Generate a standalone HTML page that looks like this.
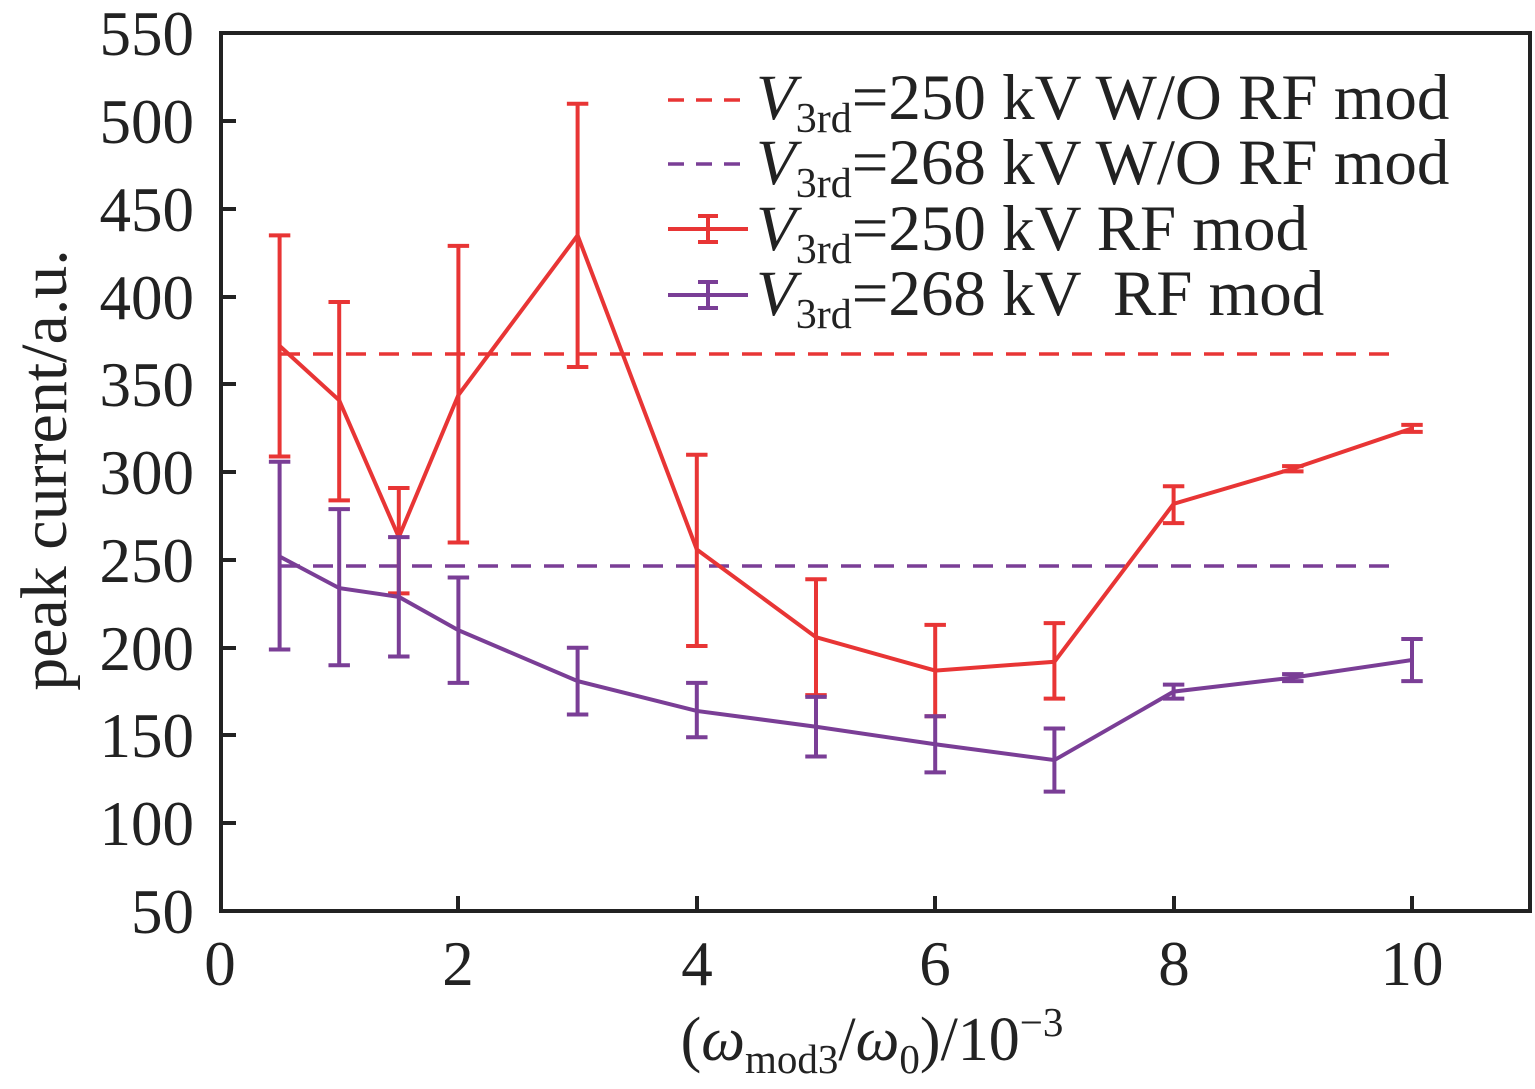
<!DOCTYPE html>
<html><head><meta charset="utf-8"><style>body{margin:0;background:#fff}svg{display:block}</style></head>
<body>
<svg width="1535" height="1089" viewBox="0 0 1535 1089" xmlns="http://www.w3.org/2000/svg" font-family="Liberation Serif, serif" fill="#222">
<rect x="0" y="0" width="1535" height="1089" fill="#fff"/>
<rect x="221" y="33" width="1309" height="878" fill="none" stroke="#222" stroke-width="4"/>
<g stroke="#222" stroke-width="4">
<line x1="221" y1="121" x2="236" y2="121"/><line x1="221" y1="209" x2="236" y2="209"/><line x1="221" y1="297" x2="236" y2="297"/><line x1="221" y1="384" x2="236" y2="384"/><line x1="221" y1="472" x2="236" y2="472"/><line x1="221" y1="560" x2="236" y2="560"/><line x1="221" y1="648" x2="236" y2="648"/><line x1="221" y1="735" x2="236" y2="735"/><line x1="221" y1="823" x2="236" y2="823"/>
<line x1="458" y1="911" x2="458" y2="896"/><line x1="697" y1="911" x2="697" y2="896"/><line x1="935" y1="911" x2="935" y2="896"/><line x1="1174" y1="911" x2="1174" y2="896"/><line x1="1412" y1="911" x2="1412" y2="896"/>
</g>
<g font-size="63" text-anchor="end">
<text x="194" y="55">550</text><text x="194" y="143">500</text><text x="194" y="231">450</text><text x="194" y="319">400</text><text x="194" y="406">350</text><text x="194" y="494">300</text><text x="194" y="582">250</text><text x="194" y="670">200</text><text x="194" y="757">150</text><text x="194" y="845">100</text><text x="194" y="933">50</text>
</g>
<g font-size="63" text-anchor="middle">
<text x="220" y="985">0</text><text x="458" y="985">2</text><text x="697" y="985">4</text><text x="935" y="985">6</text><text x="1174" y="985">8</text><text x="1412" y="985">10</text>
</g>
<text x="872" y="1060" font-size="62" text-anchor="middle">(<tspan font-style="italic">ω</tspan><tspan font-size="41" dy="13">mod3</tspan><tspan dy="-13">/</tspan><tspan font-style="italic">ω</tspan><tspan font-size="41" dy="13">0</tspan><tspan dy="-13">)/10</tspan><tspan font-size="41" dy="-24">−3</tspan></text>
<text transform="translate(66,470) rotate(-90)" font-size="66" text-anchor="middle">peak current/a.u.</text>
<line x1="280" y1="354" x2="1398" y2="354" stroke="#e83535" stroke-width="3.5" stroke-dasharray="20 13"/>
<line x1="280" y1="566" x2="1398" y2="566" stroke="#7a3e96" stroke-width="3.5" stroke-dasharray="20 13"/>
<g transform="matrix(119.2 0 0 -1.755 220 998.75)" fill="none" stroke-width="4">
<g stroke="#e83535">
<polyline vector-effect="non-scaling-stroke" points="0.5,372 1,341 1.5,263 2,344 3,435 4,256 5,206 6,187 7,192 8,282 9,302 10,325"/>
<path vector-effect="non-scaling-stroke" d="M0.5,435V309M0.41,435H0.59M0.41,309H0.59 M1,397V284M0.91,397H1.09M0.91,284H1.09 M1.5,291V231M1.41,291H1.59M1.41,231H1.59 M2,429V260M1.91,429H2.09M1.91,260H2.09 M3,510V360M2.91,510H3.09M2.91,360H3.09 M4,310V201M3.91,310H4.09M3.91,201H4.09 M5,239V173M4.91,239H5.09M4.91,173H5.09 M6,213V161M5.91,213H6.09M5.91,161H6.09 M7,214V171M6.91,214H7.09M6.91,171H7.09 M8,292V271M7.91,292H8.09M7.91,271H8.09 M9,303.5V300.5M8.91,303.5H9.09M8.91,300.5H9.09 M10,327V323M9.91,327H10.09M9.91,323H10.09"/>
</g>
<g stroke="#7a3e96">
<polyline vector-effect="non-scaling-stroke" points="0.5,252 1,234 1.5,229 2,210 3,181 4,164 5,155 6,145 7,136 8,175 9,183 10,193"/>
<path vector-effect="non-scaling-stroke" d="M0.5,306V199M0.41,306H0.59M0.41,199H0.59 M1,279V190M0.91,279H1.09M0.91,190H1.09 M1.5,263V195M1.41,263H1.59M1.41,195H1.59 M2,240V180M1.91,240H2.09M1.91,180H2.09 M3,200V162M2.91,200H3.09M2.91,162H3.09 M4,180V149M3.91,180H4.09M3.91,149H4.09 M5,172V138M4.91,172H5.09M4.91,138H5.09 M6,161V129M5.91,161H6.09M5.91,129H6.09 M7,154V118M6.91,154H7.09M6.91,118H7.09 M8,179V171M7.91,179H8.09M7.91,171H8.09 M9,185V181M8.91,185H9.09M8.91,181H9.09 M10,205V181M9.91,205H10.09M9.91,181H10.09"/>
</g>
</g>
<line x1="668" y1="100" x2="748" y2="100" stroke="#e83535" stroke-width="3.5" stroke-dasharray="16 12"/>
<line x1="668" y1="164" x2="748" y2="164" stroke="#7a3e96" stroke-width="3.5" stroke-dasharray="16 12"/>
<g stroke="#e83535" stroke-width="4"><line x1="668" y1="229" x2="748" y2="229"/><line x1="708" y1="216" x2="708" y2="242"/><line x1="698" y1="216" x2="718" y2="216"/><line x1="698" y1="242" x2="718" y2="242"/></g>
<g stroke="#7a3e96" stroke-width="4"><line x1="668" y1="295" x2="748" y2="295"/><line x1="708" y1="282" x2="708" y2="308"/><line x1="698" y1="282" x2="718" y2="282"/><line x1="698" y1="308" x2="718" y2="308"/></g>
<g font-size="65">
<text x="756" y="119"><tspan font-style="italic">V</tspan><tspan font-size="42" dy="13">3rd</tspan><tspan dy="-13">=250 kV W/O RF mod</tspan></text>
<text x="756" y="184"><tspan font-style="italic">V</tspan><tspan font-size="42" dy="13">3rd</tspan><tspan dy="-13">=268 kV W/O RF mod</tspan></text>
<text x="756" y="250"><tspan font-style="italic">V</tspan><tspan font-size="42" dy="13">3rd</tspan><tspan dy="-13">=250 kV RF mod</tspan></text>
<text x="756" y="315" xml:space="preserve"><tspan font-style="italic">V</tspan><tspan font-size="42" dy="13">3rd</tspan><tspan dy="-13">=268 kV  RF mod</tspan></text>
</g>
</svg>
</body></html>
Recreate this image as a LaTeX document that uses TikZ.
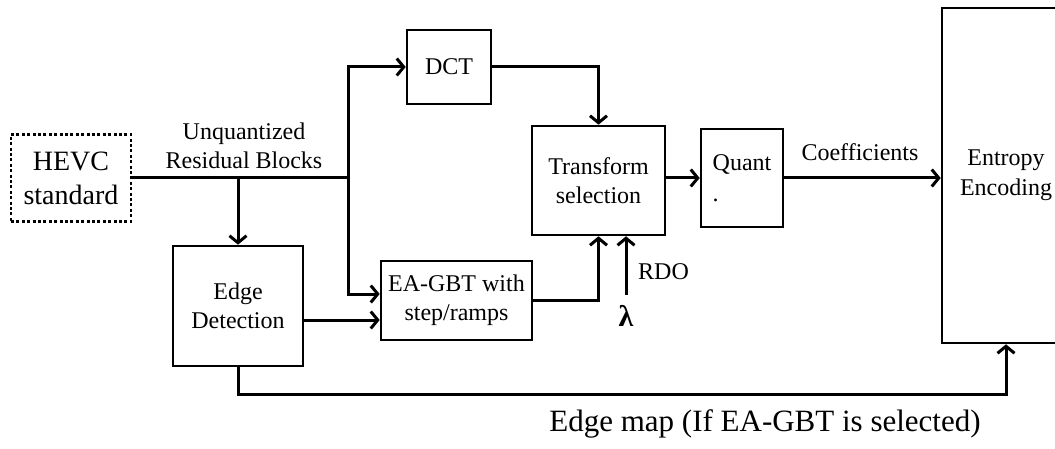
\documentclass[tikz,border=0pt]{standalone}
\usepackage{fontspec}
\setmainfont{Liberation Serif}
\usetikzlibrary{arrows.meta,calc}
\newcommand{\fs}[2]{\fontsize{#1}{#2}\selectfont}
\tikzset{
  blk/.style={draw, line width=2.6pt, align=center, inner sep=0pt, font=\fs{24}{29}},
  conn/.style={line width=3pt},
  arr/.style={conn, -{Straight Barb[length=7pt,width=17pt,line width=3pt]}},
  lbl/.style={align=center, inner sep=0pt, font=\fs{24}{29}}
}
\begin{document}
\begin{tikzpicture}[x=1pt,y=-1pt]
\useasboundingbox (0,0) rectangle (1055,449);
\clip (0,0) rectangle (1055,449);
\node[blk, dash pattern=on 3pt off 2.4pt, minimum width=120pt, minimum height=87pt, font=\fs{28}{34}] (hevc) at (71,178) {HEVC\\standard};
\node[blk, minimum width=84pt, minimum height=74pt] (dct) at (449,67) {DCT};
\node[blk, minimum width=133pt, minimum height=109pt] (trans) at (598.5,180.5) {Transform\\selection};
\node[blk, minimum width=82pt, minimum height=98pt, align=left] (quant) at (742,178) {Quant\\[2pt].};
\node[blk, minimum width=128pt, minimum height=335pt, font=\fs{24}{30}] (entropy) at (1006,175.5) {Entropy\\Encoding};
\node[blk, minimum width=130pt, minimum height=120pt] (edge) at (238,306) {Edge\\Detection};
\node[blk, minimum width=151pt, minimum height=79pt] (eagbt) at (456.5,300.5) {EA-GBT with\\step/ramps};

\coordinate (J) at (348,178);
\coordinate (ein1) at (eagbt.west |- 0,294);
\coordinate (ein2) at (eagbt.west |- 0,320);
\coordinate (bot) at (600,394);
\coordinate (rdo) at (626,295);

\draw[conn] (hevc.east) -- (J);
\draw[arr] (J) |- (dct.west);
\draw[arr] (J) |- (ein1);
\draw[arr] (edge.north |- hevc.east) -- (edge.north);
\draw[arr] (edge.east |- ein2) -- (ein2);
\draw[arr] (dct.east) -| (trans.north);
\draw[arr] (eagbt.east) -| (trans.south);
\draw[arr] (trans.east |- quant.west) -- (quant.west);
\draw[arr] (quant.east) -- (quant.east -| entropy.west);
\draw[arr] (rdo) -- (rdo |- trans.south);
\draw[arr] (edge.south) -- (edge.south |- bot) -| (entropy.south);

\node[lbl] (unq) at (244,146) {Unquantized\\Residual Blocks};
\node[lbl] (coef) at (860,152) {Coefficients};
\node[lbl, anchor=west] (rdol) at (638,272) {RDO};
\node[lbl, font=\fs{30}{36}\bfseries] (lam) at (626,316) {λ};
\node[lbl, font=\fs{31}{37}] (emap) at (765,424) {Edge map (If EA-GBT is selected)};
\end{tikzpicture}
\end{document}
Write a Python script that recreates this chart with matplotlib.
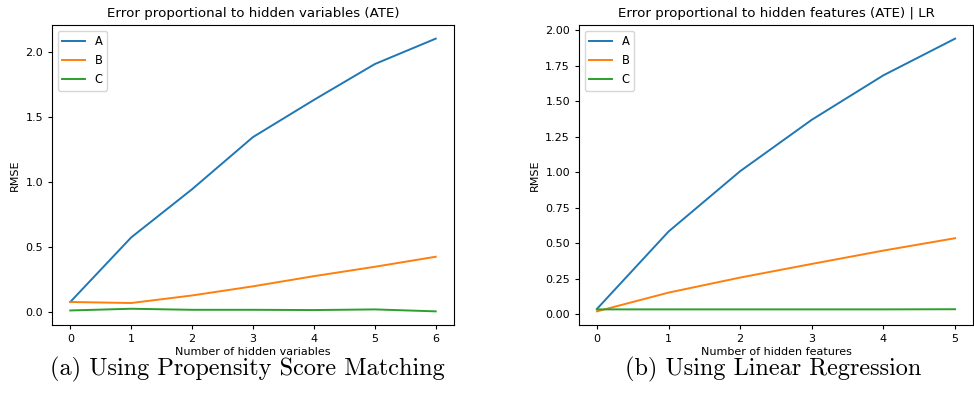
import matplotlib
matplotlib.use("Agg")
import matplotlib.pyplot as plt

# left panel: propensity score matching
x_psm = [0, 1, 2, 3, 4, 5, 6]
psm_a = [0.08, 0.575, 0.945, 1.345, 1.63, 1.905, 2.10]
psm_b = [0.08, 0.072, 0.13, 0.20, 0.278, 0.35, 0.427]
psm_c = [0.015, 0.028, 0.02, 0.02, 0.018, 0.023, 0.008]

# right panel: linear regression
x_lr = [0, 1, 2, 3, 4, 5]
lr_a = [0.038, 0.583, 1.008, 1.37, 1.683, 1.941]
lr_b = [0.021, 0.153, 0.259, 0.355, 0.449, 0.536]
lr_c = [0.035, 0.035, 0.035, 0.035, 0.035, 0.036]

labels = ["A", "B", "C"]

fig = plt.figure(figsize=(9.74, 4.11), dpi=100)
ax1 = fig.add_axes([52 / 974, 1 - 325 / 411, 402 / 974, 300 / 411])
ax2 = fig.add_axes([579 / 974, 1 - 325 / 411, 394 / 974, 300 / 411])

for ys, lab in zip([psm_a, psm_b, psm_c], labels):
    ax1.plot(x_psm, ys, label=lab, lw=1.4)
for ys, lab in zip([lr_a, lr_b, lr_c], labels):
    ax2.plot(x_lr, ys, label=lab, lw=1.4)

ax1.set_title("Error proportional to hidden variables (ATE)", fontsize=9.6)
ax1.set_xlabel("Number of hidden variables", fontsize=8, labelpad=2)
ax1.set_ylabel("RMSE", fontsize=8)
ax2.set_title("Error proportional to hidden features (ATE) | LR", fontsize=9.6)
ax2.set_xlabel("Number of hidden features", fontsize=8, labelpad=2)
ax2.set_ylabel("RMSE", fontsize=8)

ax1.set_yticks([0.0, 0.5, 1.0, 1.5, 2.0])
ax2.set_yticks([0.0, 0.25, 0.5, 0.75, 1.0, 1.25, 1.5, 1.75, 2.0])
ax2.yaxis.set_major_formatter(matplotlib.ticker.FormatStrFormatter("%.2f"))

for ax in (ax1, ax2):
    ax.tick_params(labelsize=8, length=3)
    ax.legend(loc="upper left", fontsize=8.3)

fig.text(247 / 974, 1 - 369 / 411, "(a) Using Propensity Score Matching",
         family="cmr10", fontsize=17.5, ha="center", va="center")
fig.text(773 / 974, 1 - 369 / 411, "(b) Using Linear Regression",
         family="cmr10", fontsize=17.5, ha="center", va="center")

fig.savefig("out.png", dpi=100)
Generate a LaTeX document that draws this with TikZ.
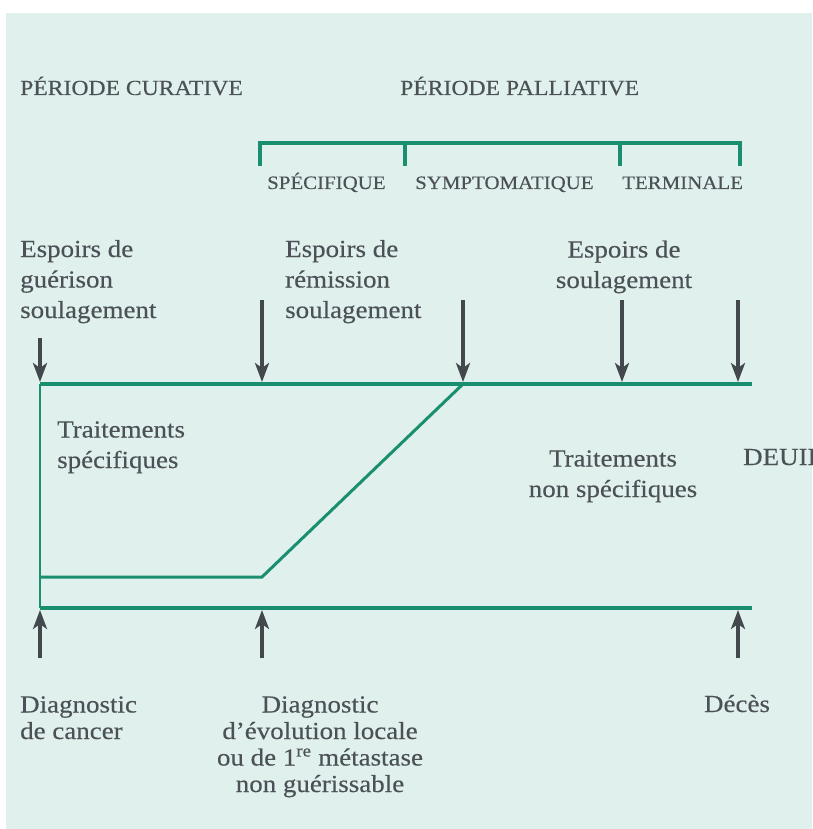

**EXERCISE DIRECTIONS:** Drop the images and output only the lines from the one that contains "Write a Python" to the one that contains "psm_c = [0.015, 0.028, 0.02, 0.02, 0.018, 0.023, 0.008]", both included.

**COMPLETE RESPONSE:**
Write a Python script that recreates this chart with matplotlib.
import matplotlib
matplotlib.use("Agg")
import matplotlib.pyplot as plt

# left panel: propensity score matching
x_psm = [0, 1, 2, 3, 4, 5, 6]
psm_a = [0.08, 0.575, 0.945, 1.345, 1.63, 1.905, 2.10]
psm_b = [0.08, 0.072, 0.13, 0.20, 0.278, 0.35, 0.427]
psm_c = [0.015, 0.028, 0.02, 0.02, 0.018, 0.023, 0.008]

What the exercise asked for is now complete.